» Task statement:
Without the pictures, set down every line of the data exactly.

» Collected data:
□ □ □ □

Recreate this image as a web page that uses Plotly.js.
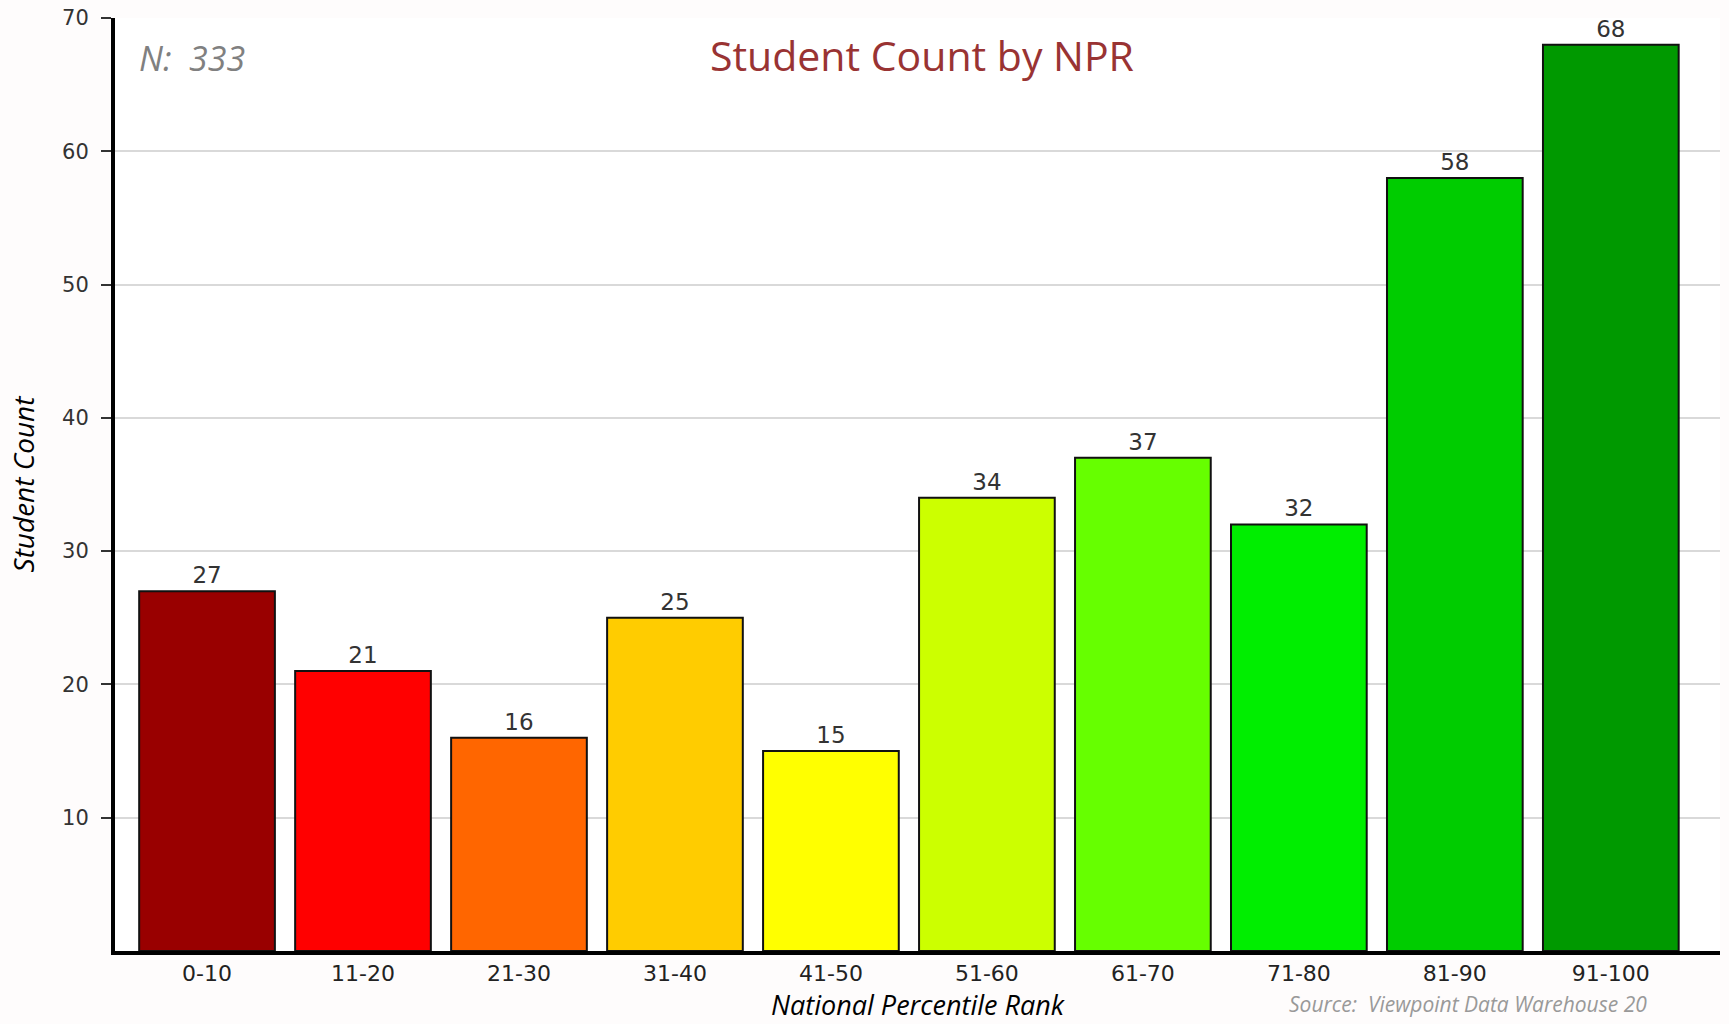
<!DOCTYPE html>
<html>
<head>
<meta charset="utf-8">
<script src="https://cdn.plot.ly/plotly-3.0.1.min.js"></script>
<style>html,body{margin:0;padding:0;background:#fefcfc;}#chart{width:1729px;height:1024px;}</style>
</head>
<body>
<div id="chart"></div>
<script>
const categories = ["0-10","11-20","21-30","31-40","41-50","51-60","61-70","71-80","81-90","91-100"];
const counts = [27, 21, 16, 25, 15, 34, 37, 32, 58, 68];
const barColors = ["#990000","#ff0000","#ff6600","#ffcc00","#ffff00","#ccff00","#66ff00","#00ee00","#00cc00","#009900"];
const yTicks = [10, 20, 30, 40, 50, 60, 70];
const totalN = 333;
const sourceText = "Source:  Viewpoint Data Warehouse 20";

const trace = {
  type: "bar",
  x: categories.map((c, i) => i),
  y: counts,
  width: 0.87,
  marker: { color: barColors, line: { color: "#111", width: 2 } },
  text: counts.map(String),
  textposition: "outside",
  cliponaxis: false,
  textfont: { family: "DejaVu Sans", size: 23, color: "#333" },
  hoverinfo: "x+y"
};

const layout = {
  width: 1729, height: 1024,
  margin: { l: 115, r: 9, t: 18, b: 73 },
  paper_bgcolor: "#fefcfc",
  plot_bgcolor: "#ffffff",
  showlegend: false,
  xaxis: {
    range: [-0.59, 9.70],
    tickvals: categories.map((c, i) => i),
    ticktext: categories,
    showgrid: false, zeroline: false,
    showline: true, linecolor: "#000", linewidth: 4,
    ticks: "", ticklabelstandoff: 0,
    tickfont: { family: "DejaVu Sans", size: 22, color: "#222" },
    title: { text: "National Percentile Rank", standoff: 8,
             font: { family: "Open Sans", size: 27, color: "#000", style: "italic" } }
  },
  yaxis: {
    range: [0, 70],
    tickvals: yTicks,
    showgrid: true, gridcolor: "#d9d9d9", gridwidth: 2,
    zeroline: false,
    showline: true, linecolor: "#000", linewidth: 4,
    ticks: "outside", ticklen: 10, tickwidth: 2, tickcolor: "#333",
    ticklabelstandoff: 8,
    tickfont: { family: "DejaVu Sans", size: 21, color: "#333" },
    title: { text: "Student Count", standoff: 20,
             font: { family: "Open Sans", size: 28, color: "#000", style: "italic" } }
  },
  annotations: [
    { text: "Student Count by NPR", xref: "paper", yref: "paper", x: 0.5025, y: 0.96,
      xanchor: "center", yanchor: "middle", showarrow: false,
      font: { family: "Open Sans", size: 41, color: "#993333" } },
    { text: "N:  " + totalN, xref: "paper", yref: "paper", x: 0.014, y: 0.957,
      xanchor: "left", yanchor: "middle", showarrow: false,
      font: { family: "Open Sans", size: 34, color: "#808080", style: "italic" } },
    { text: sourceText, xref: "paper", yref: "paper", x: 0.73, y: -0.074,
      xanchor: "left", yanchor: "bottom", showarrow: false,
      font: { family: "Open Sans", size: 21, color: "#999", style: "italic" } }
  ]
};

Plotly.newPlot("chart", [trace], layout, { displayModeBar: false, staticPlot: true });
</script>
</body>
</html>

□ □ □ □

» Answer for the task:
Recreate this image as a web page that uses Plotly.js.
<!DOCTYPE html>
<html>
<head>
<meta charset="utf-8">
<script src="https://cdn.plot.ly/plotly-3.0.1.min.js"></script>
<style>html,body{margin:0;padding:0;background:#fefcfc;}#chart{width:1729px;height:1024px;}</style>
</head>
<body>
<div id="chart"></div>
<script>
const categories = ["0-10","11-20","21-30","31-40","41-50","51-60","61-70","71-80","81-90","91-100"];
const counts = [27, 21, 16, 25, 15, 34, 37, 32, 58, 68];
const barColors = ["#990000","#ff0000","#ff6600","#ffcc00","#ffff00","#ccff00","#66ff00","#00ee00","#00cc00","#009900"];
const yTicks = [10, 20, 30, 40, 50, 60, 70];
const totalN = 333;
const sourceText = "Source:  Viewpoint Data Warehouse 20";

const trace = {
  type: "bar",
  x: categories.map((c, i) => i),
  y: counts,
  width: 0.87,
  marker: { color: barColors, line: { color: "#111", width: 2 } },
  text: counts.map(String),
  textposition: "outside",
  cliponaxis: false,
  textfont: { family: "DejaVu Sans", size: 23, color: "#333" },
  hoverinfo: "x+y"
};

const layout = {
  width: 1729, height: 1024,
  margin: { l: 115, r: 9, t: 18, b: 73 },
  paper_bgcolor: "#fefcfc",
  plot_bgcolor: "#ffffff",
  showlegend: false,
  xaxis: {
    range: [-0.59, 9.70],
    tickvals: categories.map((c, i) => i),
    ticktext: categories,
    showgrid: false, zeroline: false,
    showline: true, linecolor: "#000", linewidth: 4,
    ticks: "", ticklabelstandoff: 0,
    tickfont: { family: "DejaVu Sans", size: 22, color: "#222" },
    title: { text: "National Percentile Rank", standoff: 8,
             font: { family: "Open Sans", size: 27, color: "#000", style: "italic" } }
  },
  yaxis: {
    range: [0, 70],
    tickvals: yTicks,
    showgrid: true, gridcolor: "#d9d9d9", gridwidth: 2,
    zeroline: false,
    showline: true, linecolor: "#000", linewidth: 4,
    ticks: "outside", ticklen: 10, tickwidth: 2, tickcolor: "#333",
    ticklabelstandoff: 8,
    tickfont: { family: "DejaVu Sans", size: 21, color: "#333" },
    title: { text: "Student Count", standoff: 20,
             font: { family: "Open Sans", size: 28, color: "#000", style: "italic" } }
  },
  annotations: [
    { text: "Student Count by NPR", xref: "paper", yref: "paper", x: 0.5025, y: 0.96,
      xanchor: "center", yanchor: "middle", showarrow: false,
      font: { family: "Open Sans", size: 41, color: "#993333" } },
    { text: "N:  " + totalN, xref: "paper", yref: "paper", x: 0.014, y: 0.957,
      xanchor: "left", yanchor: "middle", showarrow: false,
      font: { family: "Open Sans", size: 34, color: "#808080", style: "italic" } },
    { text: sourceText, xref: "paper", yref: "paper", x: 0.73, y: -0.074,
      xanchor: "left", yanchor: "bottom", showarrow: false,
      font: { family: "Open Sans", size: 21, color: "#999", style: "italic" } }
  ]
};

Plotly.newPlot("chart", [trace], layout, { displayModeBar: false, staticPlot: true });
</script>
</body>
</html>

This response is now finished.